8. Teotitlán del Valle Community Cultural Center
Oaxaca, Mexico
The village of Teotitlán del Valle has long been known for its textile production and for its archeological site with artifacts predating the arrival of the Spanish. To showcase the village’s heritage, the municipality asked Mexico City–based Productora to design a cultural center. Founded in 2006 by Abel Perles, Carlos Bedoya, Victor Jaime, and Wonne Ickx, Productora gave the facility a distinctive contemporary form that, in its height, color, and materials, blends in with the surrounding context.
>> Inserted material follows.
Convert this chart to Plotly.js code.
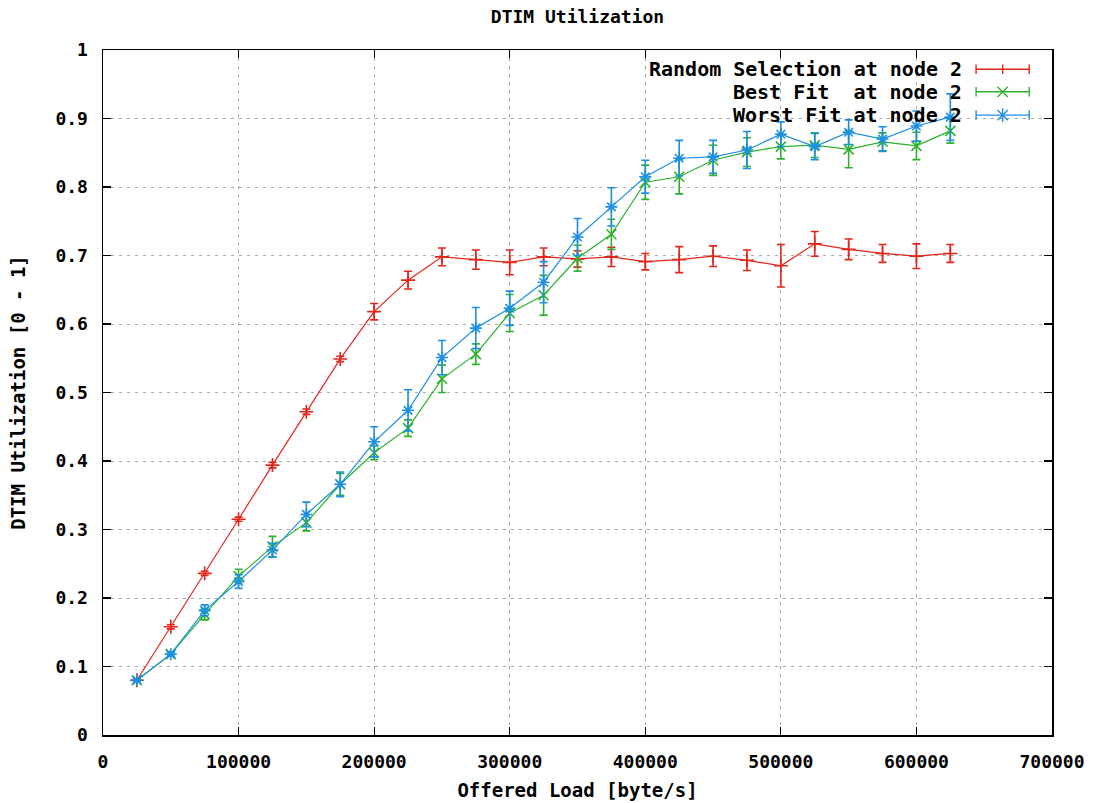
<!DOCTYPE html>
<html>
<head>
<meta charset="utf-8">
<script src="https://cdn.plot.ly/plotly-3.0.1.min.js"></script>
<style>html,body{margin:0;padding:0;background:#fff;}#chart{width:1098px;height:803px;}</style>
</head>
<body>
<div id="chart"></div>
<script>
// Offered load (byte/s)
const offeredLoad = [25000, 50000, 75000, 100000, 125000, 150000, 175000, 200000, 225000, 250000,
  275000, 300000, 325000, 350000, 375000, 400000, 425000, 450000, 475000, 500000,
  525000, 550000, 575000, 600000, 625000];

const randomSel = [0.080, 0.158, 0.236, 0.315, 0.394, 0.472, 0.549, 0.618, 0.664, 0.698,
  0.694, 0.690, 0.698, 0.695, 0.698, 0.691, 0.694, 0.699, 0.693, 0.685,
  0.717, 0.709, 0.703, 0.699, 0.703];
const randomErr = [0.002, 0.003, 0.003, 0.003, 0.004, 0.004, 0.004, 0.012, 0.013, 0.013,
  0.014, 0.018, 0.013, 0.012, 0.014, 0.012, 0.019, 0.015, 0.015, 0.031,
  0.018, 0.015, 0.013, 0.018, 0.013];

const bestFit = [0.080, 0.118, 0.176, 0.232, 0.275, 0.310, 0.366, 0.412, 0.448, 0.520,
  0.556, 0.616, 0.642, 0.696, 0.731, 0.807, 0.815, 0.839, 0.851, 0.859,
  0.861, 0.855, 0.866, 0.860, 0.882];
const bestErr = [0.002, 0.003, 0.008, 0.010, 0.015, 0.012, 0.016, 0.010, 0.012, 0.020,
  0.015, 0.027, 0.029, 0.019, 0.022, 0.025, 0.025, 0.022, 0.021, 0.018,
  0.018, 0.027, 0.013, 0.020, 0.018];

const worstFit = [0.080, 0.118, 0.182, 0.224, 0.270, 0.322, 0.366, 0.428, 0.474, 0.551,
  0.594, 0.623, 0.661, 0.727, 0.771, 0.815, 0.842, 0.844, 0.854, 0.877,
  0.859, 0.880, 0.870, 0.889, 0.902];
const worstErr = [0.002, 0.003, 0.008, 0.010, 0.010, 0.018, 0.018, 0.022, 0.030, 0.025,
  0.030, 0.025, 0.030, 0.027, 0.028, 0.024, 0.026, 0.024, 0.027, 0.018,
  0.019, 0.018, 0.018, 0.022, 0.034];

const seriesNames = ['Random Selection at node 2', 'Best Fit  at node 2', 'Worst Fit at node 2'];
const seriesColors = ['#e3261c', '#2cb22c', '#1c8fe3'];
const seriesSymbols = ['cross-thin-open', 'x-thin-open', 'asterisk-open'];

const monoFont = '"DejaVu Sans Mono", "Liberation Mono", monospace';

function mk(i, y, err) {
  return {
    type: 'scatter', mode: 'lines+markers', name: seriesNames[i],
    x: offeredLoad, y: y,
    line: {color: seriesColors[i], width: 1.2},
    marker: {symbol: seriesSymbols[i], size: 10, color: seriesColors[i], line: {color: seriesColors[i], width: 1.6}},
    error_y: {type: 'data', array: err, visible: true, color: seriesColors[i], thickness: 1.6, width: 4},
    showlegend: false
  };
}

const data = [mk(0, randomSel, randomErr), mk(1, bestFit, bestErr), mk(2, worstFit, worstErr)];

// legend drawn as annotations + shapes (text left of the sample, as in gnuplot)
const rowsY = [0.972, 0.939, 0.905];
const annotations = seriesNames.map((n, i) => ({
  xref: 'paper', yref: 'paper', x: 0.907, y: rowsY[i], xanchor: 'right', yanchor: 'middle',
  text: n.replace(/ /g, '&nbsp;'), showarrow: false,
  font: {family: monoFont, size: 20, color: '#000', weight: 'bold'}
}));
const shapes = [];
const lx0 = 0.920, lx1 = 0.976, lmid = 0.948;
seriesColors.forEach((c, i) => {
  const y = rowsY[i];
  shapes.push({type: 'line', xref: 'paper', yref: 'paper', x0: lx0, x1: lx1, y0: y, y1: y, line: {color: c, width: 1.4}});
  [lx0, lx1].forEach(xx => shapes.push({type: 'line', xref: 'paper', yref: 'paper', x0: xx, x1: xx, y0: y - 0.007, y1: y + 0.007, line: {color: c, width: 1.4}}));
  if (i === 0) {
    shapes.push({type: 'line', xref: 'paper', yref: 'paper', x0: lmid, x1: lmid, y0: y - 0.007, y1: y + 0.007, line: {color: c, width: 1.4}});
  } else {
    const dx = 0.0055, dy = 0.0075;
    shapes.push({type: 'line', xref: 'paper', yref: 'paper', x0: lmid - dx, x1: lmid + dx, y0: y - dy, y1: y + dy, line: {color: c, width: 1.4}});
    shapes.push({type: 'line', xref: 'paper', yref: 'paper', x0: lmid - dx, x1: lmid + dx, y0: y + dy, y1: y - dy, line: {color: c, width: 1.4}});
    if (i === 2) {
      shapes.push({type: 'line', xref: 'paper', yref: 'paper', x0: lmid, x1: lmid, y0: y - 0.010, y1: y + 0.010, line: {color: c, width: 1.4}});
    }
  }
});

const axisCommon = {
  showline: true, linecolor: '#000', linewidth: 1.5, mirror: 'ticks',
  ticks: 'inside', ticklen: 8, tickcolor: '#000', tickwidth: 1.2,
  showgrid: true, gridcolor: '#a8a8a8', griddash: '3px,5px', gridwidth: 1,
  zeroline: false, automargin: false,
  tickfont: {family: monoFont, size: 18, color: '#000', weight: 'bold'}
};

const layout = {
  width: 1098, height: 803,
  paper_bgcolor: '#fff', plot_bgcolor: '#fff',
  margin: {l: 103, r: 46, t: 50, b: 68},
  title: {text: 'DTIM Utilization', x: 0.5, xref: 'paper', y: 0.979, yref: 'container', yanchor: 'middle',
    font: {family: monoFont, size: 18, color: '#000', weight: 'bold'}},
  xaxis: Object.assign({}, axisCommon, {
    range: [0, 700000], dtick: 100000, tick0: 0, tickformat: 'd', ticklabelstandoff: 10,
    title: {text: 'Offered Load [byte/s]', standoff: 12, font: {family: monoFont, size: 19, color: '#000', weight: 'bold'}}
  }),
  yaxis: Object.assign({}, axisCommon, {
    range: [0, 1], dtick: 0.1, tick0: 0, ticklabelstandoff: 10,
    title: {text: 'DTIM Utilization [0 - 1]', standoff: 24, font: {family: monoFont, size: 19, color: '#000', weight: 'bold'}}
  }),
  annotations: annotations,
  shapes: shapes,
  showlegend: false
};

Plotly.newPlot('chart', data, layout, {displayModeBar: false, staticPlot: true});
</script>
</body>
</html>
Completed in 2017, the three-story museum and two-story library occupy less than 20 percent of the site, allowing for a large open public plaza with gardens and strong linkages to other plazas and the center of the village. The museum and library both have double-slab sloping roofs, thick concrete walls, and strategically placed openings to facilitate passive cooling, eliminating the need for air conditioning despite the tropical climate. Local materials used include timber, tinted concrete, clay tiles, and bricks.
9. Vestre Fjord Park
Aalborg, Denmark
The municipality of Aalborg wanted to replace a dilapidated outdoor swimming pool along the Limfjord, a shallow strait in northern Denmark, as part of an effort to attract more visitors to the waterfront by adding recreational options. Copenhagen-based architecture firm Adept, established in Denmark in 2006 by Anders Lonka, Martin Laursen, and Martin Krogh, collaborated with landscape architecture firm GHB, also of Copenhagen, to transform the site into Vestre Fjord Park. The team blended landscape and the built environment with a multifunctional wooden structure that serves as a framework for a variety of water-related activities.
An undulating wooden roof covers five structures housing club facilities for local sports groups, a café, a sauna, restrooms, changing rooms, and a lifeguard’s office. The surface of the roof incorporates tiered seating, children’s play areas, viewing platforms, and meadows. Use of wood for both the buildings and the promenade along the waterfront helps the facility blend into the natural surroundings. The park includes a new, larger open-air swimming pool, a sandy beach, a diving platform, and a docking area for kayaks. The park was completed in 2017.
10. Wangari Maathai Center
Paris, France
Many buildings in Paris’s Saint-Blaise neighborhood, one of Europe’s densest areas, are similar in form and have few windows at ground level, deadening the public realm. As part of redevelopment efforts, the municipality held a design competition to give the neighborhood a one-story-high community recreation facility inside a ring of tall buildings dating from the 1970s and 1980s. Founded by Stéphanie Bru and Alexandre Theriot in 2007, local architecture firm Bruther won the competition with a high-transparency design that instead stacks program elements on four levels—three above ground—to maintain a compact footprint, freeing up much-needed public space for the neighborhood.
The first and second floors are glazed on all four sides, allowing sight lines through the building and revealing the activity within. The double-height first-floor accommodates neighborhood gatherings and events and links to adjacent sports fields. The top floor, which contains space for circus arts, dance, and fitness training, receives daylight from a vaulted polycarbonate roof. Completed in 2014, the building has a slightly curved form, contrasting with the rectilinearity of its neighbors.